Rachel Rabin-Jakow und Ehemann Rafi.   FOTO: AHLSCHWEDE

     Kaum zu sehen ist die kleine weißhaarige Frau hinter dem Rednerpult. Doch ihr zierliches Äußeres trügt: Rachel Rabin-Jakow ist eine Kämpferin. Ruhig, beinahe sachlich erzählt sie in der St. Nikolai-Kirche von ihrem Bruder Yitzhak. Milch und Honig sollten endlich in Israel fließen, nicht immer noch mehr Blut und Tränen. Das war sein Traum – ein Traum vom Frieden, den der Ministerpräsident vor acht Jahren mit dem Leben bezahlte.
     Und dieser Frieden, von dem während des Israel-Tages in der Landeshauptstadt so oft die Rede ist, scheint heute unerreichbarer denn je.
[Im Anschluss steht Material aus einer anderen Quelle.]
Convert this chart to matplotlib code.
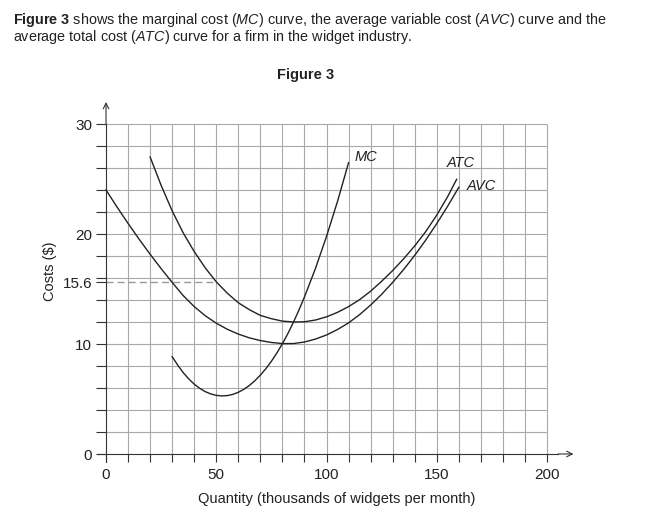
import matplotlib
matplotlib.use("Agg")
import matplotlib.pyplot as plt

plt.rcParams['font.family'] = ['Liberation Sans', 'DejaVu Sans']
plt.rcParams['mathtext.fontset'] = 'custom'
plt.rcParams['mathtext.rm'] = 'Liberation Sans'
plt.rcParams['mathtext.it'] = 'Liberation Sans:italic'
plt.rcParams['mathtext.bf'] = 'Liberation Sans:bold'

# readings (quantity in thousands, cost in $)
avcQ = [0, 5, 10, 15, 20, 25, 30, 35, 40, 45, 50, 55, 60, 65, 70, 75, 80, 85,
        90, 95, 100, 105, 110, 115, 120, 125, 130, 135, 140, 145, 150, 155, 160]
avcCost = [24.0, 22.45, 20.96, 19.53, 18.16, 16.85, 15.6, 14.4, 13.4, 12.57, 11.89, 11.34,
           10.9, 10.56, 10.31, 10.14, 10.04, 10.04, 10.18, 10.45, 10.82, 11.32, 11.92, 12.67,
           13.54, 14.52, 15.6, 16.78, 18.06, 19.45, 20.95, 22.55, 24.25]

atcQ = [20, 25, 30, 35, 40, 45, 50, 55, 60, 65, 70, 75, 80, 85, 90, 95, 100,
        105, 110, 115, 120, 125, 130, 135, 140, 145, 150, 155, 159]
atcCost = [27.0, 24.42, 22.1, 20.1, 18.4, 16.92, 15.65, 14.62, 13.75, 13.12, 12.6, 12.3,
           12.08, 12.0, 12.02, 12.18, 12.47, 12.88, 13.4, 14.03, 14.8, 15.7, 16.68, 17.75,
           18.92, 20.22, 21.72, 23.42, 24.97]

mcQ = [30, 32.5, 35, 37.5, 40, 42.5, 45, 47.5, 50, 52.5, 55, 57.5, 60, 62.5, 65, 67.5,
       70, 72.5, 75, 77.5, 80, 82.5, 85, 87.5, 90, 95, 100, 105, 110]
mcCost = [8.85, 8.08, 7.4, 6.83, 6.35, 5.97, 5.67, 5.46, 5.33, 5.28, 5.31, 5.42, 5.61,
          5.88, 6.23, 6.66, 7.17, 7.76, 8.43, 9.19, 10.03, 10.96, 11.98, 13.09, 14.28,
          16.88, 19.78, 22.98, 26.48]

xTicks = [0, 50, 100, 150, 200]
yTicks = [0, 10, 15.6, 20, 30]
yTickLabels = ['0', '10', '15.6', '20', '30']
dashLevel = 15.6
dashEnd = 50

inkColor = '#222222'
axisColor = '#333333'


def drawFigure():
    fig = plt.figure(figsize=(6.65, 5.19), dpi=100)
    fig.text(13 / 665, 1 - 20 / 519,
             r"$\mathbf{Figure\ 3}$ shows the marginal cost ($\mathit{MC}$) curve, the average variable cost ($\mathit{AVC}$) curve and the",
             fontsize=10.4, va='center', ha='left', color=inkColor)
    fig.text(13 / 665, 1 - 37 / 519,
             r"average total cost ($\mathit{ATC}$) curve for a firm in the widget industry.",
             fontsize=10.4, va='center', ha='left', color=inkColor)
    fig.text(306 / 665, 1 - 75 / 519, "Figure 3", fontsize=10.5, fontweight='bold',
             ha='center', va='center', color=inkColor)

    ax = fig.add_axes([98.3 / 665, 1 - 461.7 / 519, (573.5 - 98.3) / 665, (461.7 - 102) / 519])
    ax.set_xlim(-3.5, 212)
    ax.set_ylim(-0.7, 32)
    ax.spines['top'].set_visible(False)
    ax.spines['right'].set_visible(False)
    ax.spines['left'].set_position(('data', 0))
    ax.spines['bottom'].set_position(('data', 0))
    ax.spines['left'].set_bounds(-0.7, 30)
    ax.spines['bottom'].set_bounds(-3.5, 205)
    for side in ['left', 'bottom']:
        ax.spines[side].set_color(axisColor)
        ax.spines[side].set_linewidth(0.8)

    # grid
    ax.vlines(range(10, 201, 10), 0, 30, color='#a8a8a8', lw=0.8, zorder=1)
    ax.hlines(range(2, 31, 2), 0, 200, color='#a8a8a8', lw=0.8, zorder=1)

    # arrow heads on the axes
    ax.annotate('', xy=(0, 32), xytext=(0, 30),
                arrowprops=dict(arrowstyle='->', lw=0.8, color=axisColor, shrinkA=0, shrinkB=0))
    ax.annotate('', xy=(212, 0), xytext=(205, 0),
                arrowprops=dict(arrowstyle='->', lw=0.8, color=axisColor, shrinkA=0, shrinkB=0))

    ax.plot([0, dashEnd], [dashLevel, dashLevel], color='#999999', lw=1.0, ls=(0, (5, 3)), zorder=2)

    ax.plot(avcQ, avcCost, color=inkColor, lw=1.0, zorder=3)
    ax.plot(atcQ, atcCost, color=inkColor, lw=1.0, zorder=3)
    ax.plot(mcQ, mcCost, color=inkColor, lw=1.0, zorder=3)

    ax.text(112.5, 27.0, 'MC', style='italic', fontsize=10.5, va='center', color=inkColor)
    ax.text(154.5, 26.5, 'ATC', style='italic', fontsize=10.5, va='center', color=inkColor)
    ax.text(163.5, 24.4, 'AVC', style='italic', fontsize=10.5, va='center', color=inkColor)

    ax.set_xticks(xTicks)
    ax.set_xticks(range(0, 201, 10), minor=True)
    ax.set_yticks(yTicks)
    ax.set_yticks(range(0, 31, 2), minor=True)
    ax.set_yticklabels(yTickLabels)
    ax.tick_params(which='both', direction='out', color=axisColor, width=0.8, labelsize=11,
                   labelcolor=inkColor)
    ax.tick_params(axis='y', which='both', length=7, pad=3)
    ax.tick_params(axis='x', which='both', length=6, pad=4)

    ax.set_xlabel('Quantity (thousands of widgets per month)', fontsize=10.5, color=inkColor)
    ax.set_ylabel('Costs ($)', fontsize=10.5, color=inkColor)
    ax.xaxis.set_label_coords((337 - 98.3) / 475.2, (461.7 - 499) / 359.7)
    ax.yaxis.set_label_coords((50 - 98.3) / 475.2, (461.7 - 271) / 359.7)
    ax.xaxis.label.set_va('center')
    ax.yaxis.label.set_va('center')

    fig.savefig('out.png', dpi=100)


def main():
    drawFigure()


if __name__ == "__main__":
    main()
Von Ausweisung des Palästinenser-Präsidenten Yassir Arafat ist die Rede, selbst seine Tötung sei nicht ausgeschlossen, erklären israelische Politiker an diesem Wochenende. Die Falken ziehen ihre Kreise über dem Heiligen Land.
     Rachel Rabin-Jakow trägt beim Empfang im Rathaus ein blaues Halstuch, ihr Mann Rafi eine blaue Krawatte, beide mit weißen Friedenstauben verziert. Diese zwei müssen niemandem beweisen, dass ihnen das Bedürfnis der Israelis nach Sicherheit begreiflich ist. Seit sechs Jahrzehnten wohnt das Ehepaar ganz im Norden an der Grenze zum Libanon – in Reichweite der Katjuscha-Raketen, die immer wieder auf jüdische Siedlungen abgefeuert werden. Aber statt von Vergeltung spricht das Paar unbeirrbar von Versöhnung mit den Palästinensern, deren Sehnsucht nach Frieden ebenso groß sei wie die der Juden.
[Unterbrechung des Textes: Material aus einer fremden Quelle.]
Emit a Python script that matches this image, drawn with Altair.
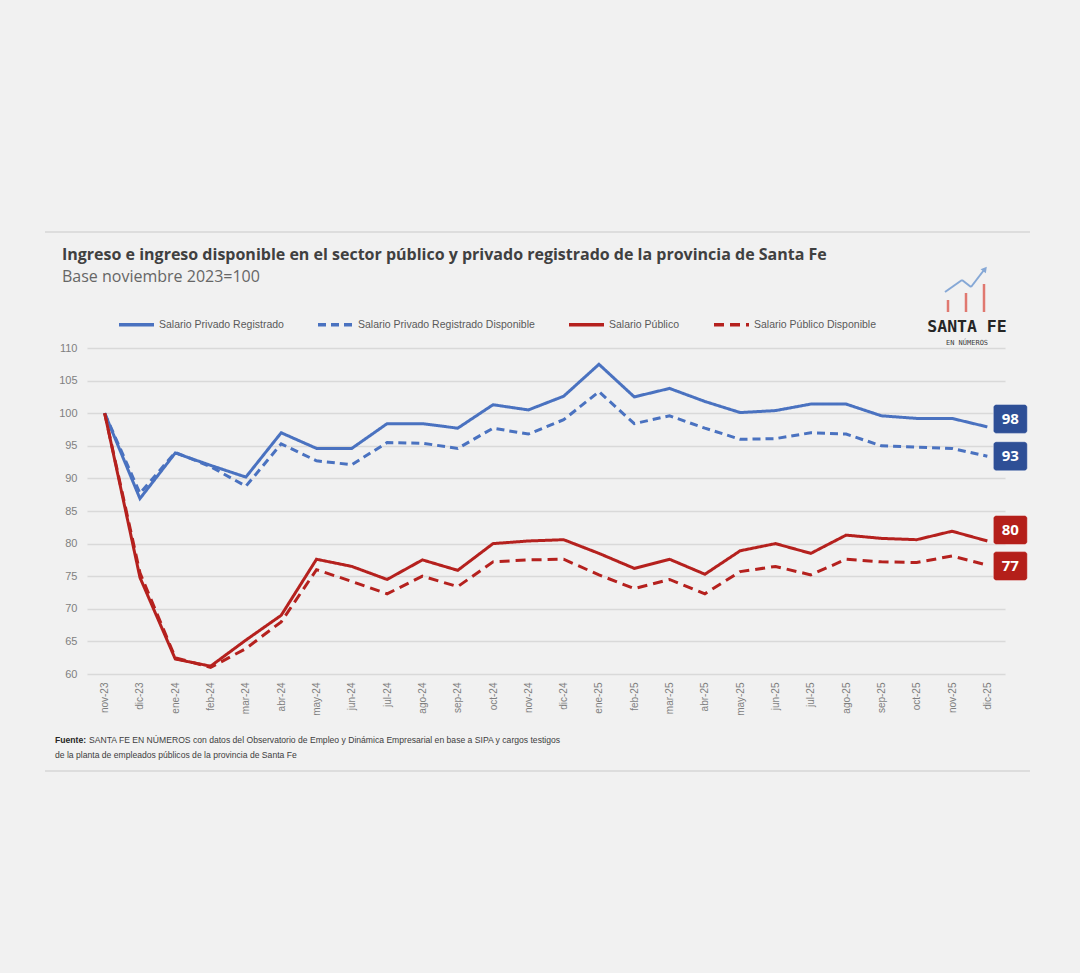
import altair as alt
import pandas as pd

months = ["nov-23", "dic-23", "ene-24", "feb-24", "mar-24", "abr-24", "may-24", "jun-24",
          "jul-24", "ago-24", "sep-24", "oct-24", "nov-24", "dic-24", "ene-25", "feb-25",
          "mar-25", "abr-25", "may-25", "jun-25", "jul-25", "ago-25", "sep-25", "oct-25",
          "nov-25", "dic-25"]

series_names = ["Salario Privado Registrado", "Salario Privado Registrado Disponible",
                "Salario Público", "Salario Público Disponible"]

priv = [100, 86.9, 93.9, 92.0, 90.2, 97.0, 94.6, 94.6, 98.4, 98.4, 97.7, 101.3, 100.5,
        102.6, 107.5, 102.5, 103.8, 101.8, 100.1, 100.4, 101.4, 101.4, 99.6, 99.2, 99.2, 97.9]
priv_disp = [100, 87.7, 94.0, 91.8, 88.8, 95.3, 92.7, 92.1, 95.5, 95.4, 94.6, 97.7, 96.8,
             99.0, 103.3, 98.4, 99.6, 97.7, 96.0, 96.1, 97.0, 96.8, 95.0, 94.8, 94.6, 93.4]
pub = [100, 74.8, 62.3, 61.2, 65.2, 69.0, 77.6, 76.5, 74.5, 77.5, 75.9, 80.0, 80.4,
       80.6, 78.5, 76.2, 77.6, 75.3, 78.9, 80.0, 78.5, 81.3, 80.8, 80.6, 81.9, 80.4]
pub_disp = [100, 75.5, 62.5, 61.0, 63.9, 68.0, 76.0, 74.2, 72.3, 75.0, 73.4, 77.2, 77.5,
            77.6, 75.2, 73.1, 74.5, 72.3, 75.7, 76.5, 75.2, 77.6, 77.2, 77.1, 78.1, 76.7]

y_ticks = [60, 65, 70, 75, 80, 85, 90, 95, 100, 105, 110]

title_text = "Ingreso e ingreso disponible en el sector público y privado registrado de la provincia de Santa Fe"
subtitle_text = "Base noviembre 2023=100"
source_bold = "Fuente:"
source_line1 = "SANTA FE EN NÚMEROS con datos del Observatorio de Empleo y Dinámica Empresarial en base a SIPA y cargos testigos"
source_line2 = "de la planta de empleados públicos de la provincia de Santa Fe"
logo_main = "SANTA FE"
logo_sub = "EN NÚMEROS"

line_colors = ["#4A72C0", "#4A72C0", "#B5211E", "#B5211E"]
box_colors = ["#2E4F96", "#2E4F96", "#B41F1A", "#B41F1A"]
dashes = [[1, 0], [8, 5], [1, 0], [10, 6]]
label_nudges = [-8, 0, -11, 1]

rows = []
for name, vals in zip(series_names, [priv, priv_disp, pub, pub_disp]):
    for m, v in zip(months, vals):
        rows.append({"mes": m, "serie": name, "valor": v})
df = pd.DataFrame(rows)

W, H = 918, 326
PL, PT = 87, 348
SANS = "Liberation Sans"

x_scale = alt.Scale(type="point", padding=0.5)
y_scale = alt.Scale(domain=[60, 110], nice=False, zero=False)

x_axis = alt.Axis(title=None, labelAngle=-90, labelColor="#7F7F7F", labelFontSize=10,
                  labelFont=SANS, ticks=False, domain=False, labelPadding=8, grid=False)
y_axis = alt.Axis(title=None, values=y_ticks, labelColor="#7F7F7F", labelFontSize=11,
                  labelFont=SANS, ticks=False, domain=False, labelOverlap=False,
                  labelPadding=10, grid=True, gridColor="#D9D9D9", gridWidth=1.5)

x_enc = alt.X("mes:N", sort=months, scale=x_scale, axis=x_axis)
y_enc = alt.Y("valor:Q", scale=y_scale, axis=y_axis)

lines = alt.Chart(df).mark_line(strokeWidth=3).encode(
    x=x_enc, y=y_enc,
    color=alt.Color("serie:N", sort=series_names,
                    scale=alt.Scale(domain=series_names, range=line_colors),
                    legend=alt.Legend(title=None, orient="none", legendX=30, legendY=-43,
                                      direction="horizontal", columns=4, columnPadding=27,
                                      symbolType="stroke", symbolSize=1225, symbolStrokeWidth=3.5,
                                      labelFont=SANS, labelFontSize=10.5,
                                      labelColor="#595959", labelOffset=3, labelLimit=300)),
    strokeDash=alt.StrokeDash("serie:N", sort=series_names,
                              scale=alt.Scale(domain=series_names, range=dashes)),
    detail="serie:N",
)

layers = [lines]

last = df[df["mes"] == months[-1]]
for name, bc, nud in zip(series_names, box_colors, label_nudges):
    d = last[last["serie"] == name]
    base = alt.Chart(d).encode(x=x_enc, y=y_enc)
    layers.append(base.mark_rect(width=34, height=29, xOffset=23, yOffset=nud,
                                 cornerRadius=3, color=bc, stroke="#ffffff",
                                 strokeOpacity=0.4, strokeWidth=1))
    layers.append(base.mark_text(xOffset=23, yOffset=nud, color="white", fontSize=15,
                                 fontWeight="bold", font="Open Sans", align="center",
                                 baseline="middle").encode(text=alt.Text("valor:Q", format=".0f")))


def txt(t, x, y, align="left", **kw):
    return alt.Chart(pd.DataFrame({"t": [t]})).mark_text(align=align, baseline="middle", **kw).encode(
        x=alt.value(x - PL), y=alt.value(y - PT), text="t:N")


def rule(x1, y1, x2, y2, **kw):
    return alt.Chart(pd.DataFrame({"t": [0]})).mark_rule(**kw).encode(
        x=alt.value(x1 - PL), y=alt.value(y1 - PT), x2=alt.value(x2 - PL), y2=alt.value(y2 - PT))


layers += [
    rule(45, 232, 1030, 232, color="#D6D6D6", strokeWidth=1.5),
    rule(45, 771, 1030, 771, color="#D6D6D6", strokeWidth=1.5),
    txt(title_text, 62, 255, font="Open Sans", fontSize=16, fontWeight="bold", color="#404040"),
    txt(subtitle_text, 62, 277, font="Open Sans", fontSize=16, color="#666666"),
    txt(source_bold, 55, 740, font=SANS, fontSize=8.6, fontWeight="bold", color="#262626"),
    txt(source_line1, 89, 740, font=SANS, fontSize=8.6, color="#404040"),
    txt(source_line2, 55, 755, font=SANS, fontSize=8.6, color="#404040"),
    # logo
    rule(948, 300, 948, 312, color="#E07870", strokeWidth=2.5),
    rule(966, 293, 966, 312, color="#E07870", strokeWidth=2.5),
    rule(984, 284, 984, 312, color="#E07870", strokeWidth=2.5),
    rule(945, 292, 962, 280, color="#86A8D6", strokeWidth=2),
    rule(962, 280, 971, 287, color="#86A8D6", strokeWidth=2),
    rule(971, 287, 984, 270, color="#86A8D6", strokeWidth=2),
]
layers.append(
    alt.Chart(pd.DataFrame({"t": [0]})).mark_point(shape="triangle-up", filled=True, size=45,
                                                   angle=38, color="#86A8D6", opacity=1).encode(
        x=alt.value(985 - PL), y=alt.value(269 - PT))
)
layers += [
    txt(logo_main, 967, 327, align="center", font="DejaVu Sans Mono", fontSize=16.5,
        fontWeight="bold", color="#262626"),
    txt(logo_sub, 967, 343, align="center", font="DejaVu Sans Mono", fontSize=7,
        color="#404040"),
]

chart = alt.layer(*layers).properties(
    width=W, height=H,
    padding={"left": PL, "top": PT, "right": 1080 - PL - W, "bottom": 973 - PT - H},
    autosize=alt.AutoSizeParams(type="none"),
    background="#F1F1F1",
).configure_view(stroke=None)

chart.save("out.html", embed_options={"renderer": "svg", "actions": False})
     Ein wesentlicher Schritt auf dem Weg zum friedlichen Miteinander in Israel sei die Schaffung einer „lebbaren Umwelt für alle“, gibt Pastor Joachim Liß-Walther zu bedenken. Schon vor fünf Jahren hatte er sich deshalb für die Anpflanzung eines „Kiel-Hains“ in der Negev-Wüste eingesetzt, der 1999 eingeweiht wurde. Jetzt wirkte er als Beauftragter des Kirchenkreises für christlich-jüdische Zusammenarbeit an der Vorbereitung des Israel-Tages in Kiel mit.
     Und auch diesmal geht es um die Begrünung des Heiligen Landes: Der Erlös des Benefiz-Konzertes am vergangenen Sonntagabend in der St. Nikolai-Kirche dient der Erweiterung des Yitzhak-Rabin-Parks, den der Jüdische Nationalfonds zum Gedenken an den ermordeten Friedensnobelpreisträger zwischen Tel Aviv und Jerusalem angelegt hat. Insgesamt wurden in den 102 Jahren seines Bestehens vom Nationalfonds im ganzen Land bereits 220 Millionen Bäume gepflanzt.
     „Grüne Oasen wurden so aus dem kargen Boden gezaubert“, lobt Shimon Stein, Botschafter des Staates Israel in Deutschland, in der Nikolaikirche die Arbeit der Umweltorganisation. Bäume seien ein Symbol für den Frieden, der ja „der sehnlichste Wunsch und die größte Herausforderung“ Rabins war. Die Zeit sei aber offenbar noch immer nicht reif für jenen Ausgleich der Interessen, der für die Existenz eines israelischen und eines palästinensischen Staates erforderlich wäre, meint der Diplomat.
     In seiner Jugend wollte Yitzhak Wasserbau-Ingenieur werden, erinnert sich Rachel Rabin-Jakow. Aber schon damals schien die Zeit nicht reif für ein gewaltloses Handwerk. Das Land brauchte Kämpfer, hieß es, und so wurde ihr Bruder Berufssoldat. Sehr viel später erst legte Yitzhak das Gewehr aus der Hand und kämpfte fortan mit politischen Mitteln für seinen Traum vom friedlichen Miteinander der Völker im Heiligen Land. Und wer der kleinen Frau mit den weißen Haaren zuhört, der spürt dass dieser Traum noch immer Wirklichkeit werden kann.

von Kare Ahlschwede

Der Artikel erschien ursprünglich auf Seite 2 der Ausgabe vom 21. September 2003.